During WWII, President Roosevelt said that America, “must be the great arsenal of democracy.” The speech was made on December 29, 1940, nearly a year before Pearl Harbor and the country’s formal entry into the war. Roosevelt referred to the military equipment and supplies that America needed produce and send oversees to the United Kingdom to combat Nazi Germany. America took a similar approach in the previous war which resulted in an attack on the opposite coast.
WWI began in 1914. Although America remained officially neutral until 1917, materials and equipment were sold to the Allied nations to aid their war effort. Naturally, this did not sit well with the Central Powers. Although they were prohibited from attacking America directly, the war material being sold to the Allies was seen as fair game.
One such shipment was assembled at the Black Tom railroad yard, now part of Liberty State Park, in New York Harbor. There, train cars were packed with 2 million tons of war material ready to be shipped to England. However, in the early darkness of Sunday morning, July 30, 1916, the entire shipment exploded in an incredible blast.
The explosion shattered windows all across lower Manhattan and Jersey City and peppered the Statue of Liberty with shrapnel. Three men and an infant were killed by the sheer explosive energy, with over 100 more people wounded. The crater left by the blast measured 175 feet by 375 feet. Total damage was calculated at $45 million ($1.127 trillion in 2021), with damage to Lady Liberty costing $100,000 ($2.5 million in 2021) alone. It was one of the largest non-nuclear explosions in history.
The heinous attack was the handiwork of German agents who had infiltrated the United States to sabotage its support of the Allies.
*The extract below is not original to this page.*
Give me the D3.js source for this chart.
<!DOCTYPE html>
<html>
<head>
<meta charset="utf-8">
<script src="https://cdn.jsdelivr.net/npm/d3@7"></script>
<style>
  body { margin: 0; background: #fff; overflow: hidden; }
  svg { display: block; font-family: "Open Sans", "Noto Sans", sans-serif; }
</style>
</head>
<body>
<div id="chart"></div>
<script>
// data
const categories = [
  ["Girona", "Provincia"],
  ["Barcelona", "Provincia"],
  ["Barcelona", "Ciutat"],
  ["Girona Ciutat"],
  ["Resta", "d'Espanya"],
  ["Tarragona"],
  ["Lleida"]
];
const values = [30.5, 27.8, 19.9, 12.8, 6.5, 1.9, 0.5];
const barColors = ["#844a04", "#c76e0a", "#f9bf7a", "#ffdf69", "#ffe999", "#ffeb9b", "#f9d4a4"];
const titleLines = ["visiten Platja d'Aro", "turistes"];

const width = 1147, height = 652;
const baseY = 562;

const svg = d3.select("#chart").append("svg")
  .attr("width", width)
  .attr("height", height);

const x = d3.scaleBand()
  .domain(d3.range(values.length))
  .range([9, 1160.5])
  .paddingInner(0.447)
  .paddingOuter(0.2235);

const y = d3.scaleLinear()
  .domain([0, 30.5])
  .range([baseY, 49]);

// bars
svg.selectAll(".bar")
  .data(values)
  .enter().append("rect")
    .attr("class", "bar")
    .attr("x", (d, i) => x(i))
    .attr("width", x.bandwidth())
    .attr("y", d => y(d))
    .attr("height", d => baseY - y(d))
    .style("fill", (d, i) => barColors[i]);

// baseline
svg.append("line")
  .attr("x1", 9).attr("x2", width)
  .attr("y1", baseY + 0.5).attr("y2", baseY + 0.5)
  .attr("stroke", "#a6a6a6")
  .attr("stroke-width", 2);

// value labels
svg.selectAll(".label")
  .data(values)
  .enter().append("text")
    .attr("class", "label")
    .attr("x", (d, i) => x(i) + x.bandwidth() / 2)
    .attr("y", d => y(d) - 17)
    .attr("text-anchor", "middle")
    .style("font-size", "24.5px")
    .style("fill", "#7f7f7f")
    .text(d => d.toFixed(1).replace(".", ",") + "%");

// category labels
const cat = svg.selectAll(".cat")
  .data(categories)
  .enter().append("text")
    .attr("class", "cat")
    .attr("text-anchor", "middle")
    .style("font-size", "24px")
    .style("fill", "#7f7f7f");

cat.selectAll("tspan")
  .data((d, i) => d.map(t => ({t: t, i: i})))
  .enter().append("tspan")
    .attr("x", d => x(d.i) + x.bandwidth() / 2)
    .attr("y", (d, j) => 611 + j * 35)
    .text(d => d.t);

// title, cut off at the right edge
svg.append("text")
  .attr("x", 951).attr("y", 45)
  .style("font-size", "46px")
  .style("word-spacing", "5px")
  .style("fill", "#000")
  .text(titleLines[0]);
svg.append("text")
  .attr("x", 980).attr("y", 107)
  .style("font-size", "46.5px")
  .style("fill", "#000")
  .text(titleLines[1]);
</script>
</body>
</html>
At the time, America’s national security and intelligence networks were practically nonexistent. The most capable investigators on the case were the NYPD’s Bomb Squad, and even they were unable to identify the German saboteurs at the time.
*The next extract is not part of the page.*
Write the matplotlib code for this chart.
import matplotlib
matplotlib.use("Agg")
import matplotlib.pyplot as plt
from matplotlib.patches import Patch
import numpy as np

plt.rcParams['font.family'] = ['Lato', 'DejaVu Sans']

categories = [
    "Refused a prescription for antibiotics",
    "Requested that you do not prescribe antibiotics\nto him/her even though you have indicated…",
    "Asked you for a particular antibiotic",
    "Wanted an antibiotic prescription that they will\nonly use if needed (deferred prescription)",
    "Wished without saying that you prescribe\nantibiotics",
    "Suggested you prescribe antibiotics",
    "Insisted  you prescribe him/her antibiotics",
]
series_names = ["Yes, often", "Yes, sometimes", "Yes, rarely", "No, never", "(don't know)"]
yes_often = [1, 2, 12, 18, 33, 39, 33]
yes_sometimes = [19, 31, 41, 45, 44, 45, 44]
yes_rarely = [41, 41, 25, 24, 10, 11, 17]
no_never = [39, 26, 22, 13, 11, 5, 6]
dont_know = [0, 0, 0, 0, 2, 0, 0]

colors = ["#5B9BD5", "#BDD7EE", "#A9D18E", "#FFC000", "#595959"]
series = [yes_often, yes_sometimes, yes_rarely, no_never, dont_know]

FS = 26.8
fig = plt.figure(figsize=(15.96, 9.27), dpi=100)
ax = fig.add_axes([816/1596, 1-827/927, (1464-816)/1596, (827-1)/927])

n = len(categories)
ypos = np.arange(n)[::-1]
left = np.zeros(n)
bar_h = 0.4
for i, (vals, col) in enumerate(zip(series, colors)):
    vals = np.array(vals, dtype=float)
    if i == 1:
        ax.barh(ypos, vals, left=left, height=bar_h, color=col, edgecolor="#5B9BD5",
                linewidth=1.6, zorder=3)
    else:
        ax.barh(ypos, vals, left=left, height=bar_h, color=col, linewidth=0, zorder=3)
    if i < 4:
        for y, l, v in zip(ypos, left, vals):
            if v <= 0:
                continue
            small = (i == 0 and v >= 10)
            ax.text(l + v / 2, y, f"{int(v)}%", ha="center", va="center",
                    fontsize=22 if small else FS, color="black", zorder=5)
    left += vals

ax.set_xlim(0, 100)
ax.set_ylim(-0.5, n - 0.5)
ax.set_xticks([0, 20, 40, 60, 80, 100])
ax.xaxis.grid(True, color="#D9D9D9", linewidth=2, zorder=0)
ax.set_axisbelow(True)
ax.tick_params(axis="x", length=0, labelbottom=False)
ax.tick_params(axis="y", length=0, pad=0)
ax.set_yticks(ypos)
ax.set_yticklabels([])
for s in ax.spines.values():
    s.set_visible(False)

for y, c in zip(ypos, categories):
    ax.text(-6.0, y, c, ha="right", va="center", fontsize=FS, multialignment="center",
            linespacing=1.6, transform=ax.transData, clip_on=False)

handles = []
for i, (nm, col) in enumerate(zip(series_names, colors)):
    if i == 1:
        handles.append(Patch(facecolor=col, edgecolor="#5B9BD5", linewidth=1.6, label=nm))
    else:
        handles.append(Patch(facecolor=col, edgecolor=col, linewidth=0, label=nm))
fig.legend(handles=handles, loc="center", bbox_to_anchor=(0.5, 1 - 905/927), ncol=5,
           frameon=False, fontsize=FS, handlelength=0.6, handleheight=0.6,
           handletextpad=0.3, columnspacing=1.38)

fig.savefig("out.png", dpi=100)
Congress responded with the Espionage Act which outlawed a variety of crimes associated with the German agents, along with other wartime laws. The next year, Congress followed up with the Sabotage Act. These laws gave power and jurisdiction to the Bureau of Investigation, the predecessor of the FBI, to pursue a wide variety of national security investigations. It proved effective, as German intrigues on American soil practically disappeared.
Along with other government agencies, the Bureau pursued the Black Tom bombing case after the war and identified the German agents. In the end, Germany was made to pay reparations for the attack against a neutral country.
The Black Tom bombing, Germany’s unrestricted submarine warfare, and the Zimmerman Telegram eventually led to America’s entry into WWI. During WWII, the Espionage and Sabotage Acts, along with the specific case of the Black Tom bombing, were used by Roosevelt as justification for the internment of Japanese-Americans.